4. Clean and/or reorganize your sewing space
For like a month of my sewing hiatus, my studio was a certifiable disaster zone. I have a studio space separate from where I live, so it can be tough to clean up a bit here and there as I have to drive 5-10 minutes to get there. When I’m in my studio, I just want to be sewing. But then things get messy and pile up, and then I don’t want to be in the space at all.
My studio space isn’t well-laid out either, as it started it’s life as my apartment, before I moved in with my boyfriend. For financial reasons, it makes more sense for us to have two spaces, a living space and separate creative space, rather than try and find a larger apartment (because Bay Area rent is brutal, and we both have pretty reasonable and stable apartments). But all that means that the space was never originally laid out with sewing in mind. Storage is a pain, and since nothing has a place, it just feels like it’s everywhere. Because it is. My boyfriend noticed I wasn’t going over there to sew much, and suggested revamping the space (getting rid of the bed etc. because again, I don’t actually LIVE there). And that immediately sparked a huge excitement and reinterest in sewing.
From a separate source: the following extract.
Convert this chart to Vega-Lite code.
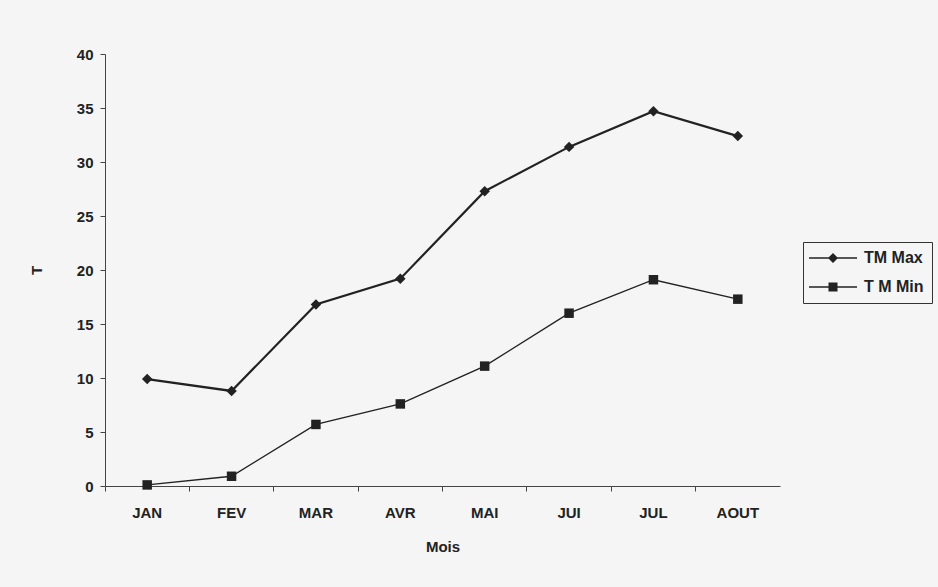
{
  "$schema": "https://vega.github.io/schema/vega-lite/v6.json",
  "width": 675,
  "height": 432,
  "autosize": {"type": "none"},
  "padding": {"left": 105, "top": 54, "right": 158, "bottom": 101},
  "background": "#f4f5f4",
  "config": {
    "view": {"stroke": null},
    "font": "Liberation Sans",
    "axis": {
      "domainColor": "#444",
      "tickColor": "#444",
      "labelColor": "#222",
      "titleColor": "#222",
      "labelFontWeight": "bold",
      "titleFontWeight": "bold",
      "labelFont": "Liberation Sans",
      "titleFont": "Liberation Sans",
      "grid": false
    }
  },
  "data": {
    "values": [
      {"mois": "JAN", "serie": "TM Max", "t": 9.9},
      {"mois": "FEV", "serie": "TM Max", "t": 8.8},
      {"mois": "MAR", "serie": "TM Max", "t": 16.8},
      {"mois": "AVR", "serie": "TM Max", "t": 19.2},
      {"mois": "MAI", "serie": "TM Max", "t": 27.3},
      {"mois": "JUI", "serie": "TM Max", "t": 31.4},
      {"mois": "JUL", "serie": "TM Max", "t": 34.7},
      {"mois": "AOUT", "serie": "TM Max", "t": 32.4},
      {"mois": "JAN", "serie": "T M Min", "t": 0.1},
      {"mois": "FEV", "serie": "T M Min", "t": 0.9},
      {"mois": "MAR", "serie": "T M Min", "t": 5.7},
      {"mois": "AVR", "serie": "T M Min", "t": 7.6},
      {"mois": "MAI", "serie": "T M Min", "t": 11.1},
      {"mois": "JUI", "serie": "T M Min", "t": 16.0},
      {"mois": "JUL", "serie": "T M Min", "t": 19.1},
      {"mois": "AOUT", "serie": "T M Min", "t": 17.3}
    ]
  },
  "encoding": {
    "x": {
      "field": "mois",
      "type": "nominal",
      "sort": ["JAN", "FEV", "MAR", "AVR", "MAI", "JUI", "JUL", "AOUT"],
      "scale": {"type": "band", "paddingInner": 0, "paddingOuter": 0},
      "axis": {
        "title": "Mois",
        "labelAngle": 0,
        "labelFontSize": 15,
        "titleFontSize": 15,
        "bandPosition": 0,
        "tickSize": 5,
        "labelPadding": 14,
        "titlePadding": 19
      }
    },
    "y": {
      "field": "t",
      "type": "quantitative",
      "scale": {"domain": [0, 40], "nice": false},
      "axis": {
        "title": "T",
        "values": [0, 5, 10, 15, 20, 25, 30, 35, 40],
        "labelFontSize": 15,
        "titleFontSize": 15,
        "tickSize": 5,
        "labelPadding": 7,
        "titlePadding": 32
      }
    }
  },
  "layer": [
    {
      "transform": [{"filter": "datum.serie === 'TM Max'"}],
      "mark": {"type": "line", "color": "#222", "strokeWidth": 2.2},
      "encoding": {}
    },
    {
      "transform": [{"filter": "datum.serie === 'T M Min'"}],
      "mark": {"type": "line", "color": "#222", "strokeWidth": 1.4},
      "encoding": {}
    },
    {
      "transform": [{"filter": "datum.serie === 'TM Max'"}],
      "mark": {"type": "point", "shape": "diamond", "filled": true, "color": "#222", "size": 110, "opacity": 1},
      "encoding": {}
    },
    {
      "transform": [{"filter": "datum.serie === 'T M Min'"}],
      "mark": {"type": "point", "shape": "square", "filled": true, "color": "#222", "size": 90, "opacity": 1},
      "encoding": {}
    },
    {
      "mark": {"type": "point", "filled": true, "color": "#222", "size": 100, "opacity": 0},
      "encoding": {
        "shape": {
          "field": "serie",
          "type": "nominal",
          "scale": {
            "domain": ["TM Max", "T M Min"],
            "range": [
              "M-4.8,-0.16L4.8,-0.16L4.8,0.16L-4.8,0.16ZM0,-1L1,0L0,1L-1,0Z",
              "M-4.8,-0.14L4.8,-0.14L4.8,0.14L-4.8,0.14ZM-0.9,-0.9L0.9,-0.9L0.9,0.9L-0.9,0.9Z"
            ]
          },
          "legend": {
            "title": null,
            "orient": "none",
            "legendX": 698,
            "legendY": 188,
            "strokeColor": "#333",
            "padding": 8,
            "fillColor": "#f4f5f4",
            "symbolSize": 100,
            "symbolOffset": 14,
            "symbolOpacity": 1,
            "symbolFillColor": "#222",
            "labelFontSize": 16,
            "labelFontWeight": "bold",
            "labelColor": "#222",
            "labelOffset": 23,
            "rowPadding": 13,
            "encode": {
              "legend": {
                "update": {"strokeWidth": {"value": 1.5}}
              },
              "symbols": {
                "update": {
                  "opacity": {"value": 1}
                }
              }
            }
          }
        }
      }
    }
  ]
}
I’m still in the planning stages of the studio redo, so I don’t have anything to show yet, but I’m really excited about the whole process. And it made me so motivated to finish up some projects and clear out some things to really see what I need for the space. I’ll do a whole studio tour when I’m done. (And if you have any good #sewingspace inspiration, send it my way!)
So if you’re in that “meh” stage with your sewing, try cleaning up your space, or taking a few minutes to figure out if there are some things that are causing unnecessary struggles in your sewing space, and see what you can maybe do to fix them. Everything feels a little less difficult with a clean countertop.
5. Try out another creative hobby
Have you always wanted to learn to knit? Or watercolor? Or wheel throw ceramics? Perhaps you want to make a perfect macaroon? Maybe your creativity is telling you it needs something completely different to get it moving again.
During my sewing hiatus, I took some knitting classes, picked up embroidery again and decided to try my hand at watercolor (I’m terrible, but that’s part of the fun). All of those things moved me a little bit closer to getting back in the studio.
6. Take a class
Several months ago, I signed up for a jeans making workshop with Lauren Taylor. I knew I could figure out how to sew jeans on my own, but I also thought I might not get around to it without the push of a class. Turns out, that was true, and this was also what I needed to start the slow reigniting of my sewjo. Bonus: I have a pair of jeans that fits just as well as my rtw jeans I love. More on that in an upcoming post.
7. Go for an easy win
Some of my first projects back from my sewing hiatus were simple knit shirts. I needed things I knew could be successful and get a lot of wear. I knew a sewing fail could scare away my newly returned, very skittish, sew-jo.
Look, I’m not going to lie, sometimes jump starting your sewing mojo is hard, and takes a long time. It’s sort of like pushing a car from a dead stop. It takes a hell of a lot of effort, and it seems like nothing is moving at all. But then you feel a just little give, maybe a half inch, and then a little more. And before you know it you’re moving and it’s not so hard anymore. The trick is to do enough little things until you get that first tiny feeling of movement. And then keep pressing forward.
What helps get your sewjo back? Have you used any of these before?